Why on earth would any parent try to deny their child the best possible education they (or their ex-wife) could afford? A laundry list of leftist prejudices, that’s why.

Her father [objected] that it was “elitist” and mainly attended by children from privileged backgrounds. He instead wanted her to attend a state school.

The man, who was given the pseudonym David Russell* by the court, then appealed the ruling and emphasised his concern that the school was a religious institution and he didn’t want any of his children brought up in a religious environment […] though [ex-wife] York submitted its chapel services were only once a term and it had no religious education.

This is what he wants to deny his daughter, apparently on purely left-wing ideological grounds:

St Cuthbert’s is the top girl’s school in the country, according to the New Zealand Herald’s analysis of schools ranked by university entrance. According to that data, 94.1% of students gained university entrance, which is generally considered the best measure of educational attainment.

By contrast, just over half of students at the state school where Russell wanted his daughter to attend obtained university entrance […]

His ex-wife Jane York* told the court that attending St Cuthbert’s was “like a golden ticket” for her daughter with smaller class sizes, better facilities and outstanding academic results.

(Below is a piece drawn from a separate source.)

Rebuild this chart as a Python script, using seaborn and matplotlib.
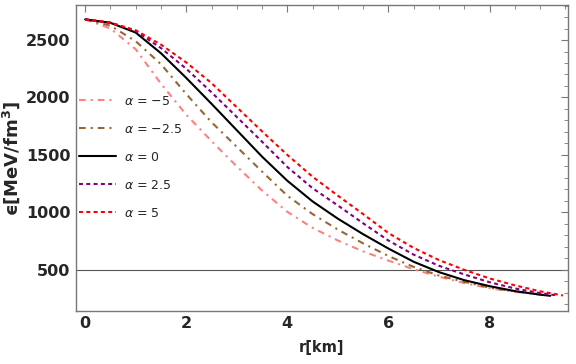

Russell views St Cuthbert’s as an elitist school, which is attended mainly by children from privileged backgrounds. He was concerned the school is separated from and is not representative of the general make-up of New Zealand society and has values that do not accord with his own.

It sounds more like someone has an inferiority complex.

Last year a Family Court judge ordered that the girl attend St Cuthbert’s and that York would be solely responsible to pay for her fees.

That judge said it was clear Russell equated St Cuthbert’s with the disparity in wealth in New Zealand society and said his opposition appeared to be premised on a concern about where he fitted within societal norms, and how her attendance could affect him.

Which is all kind of ironic, considering just how many of the most vociferous lefties are the beneficiaries of exclusive private educations.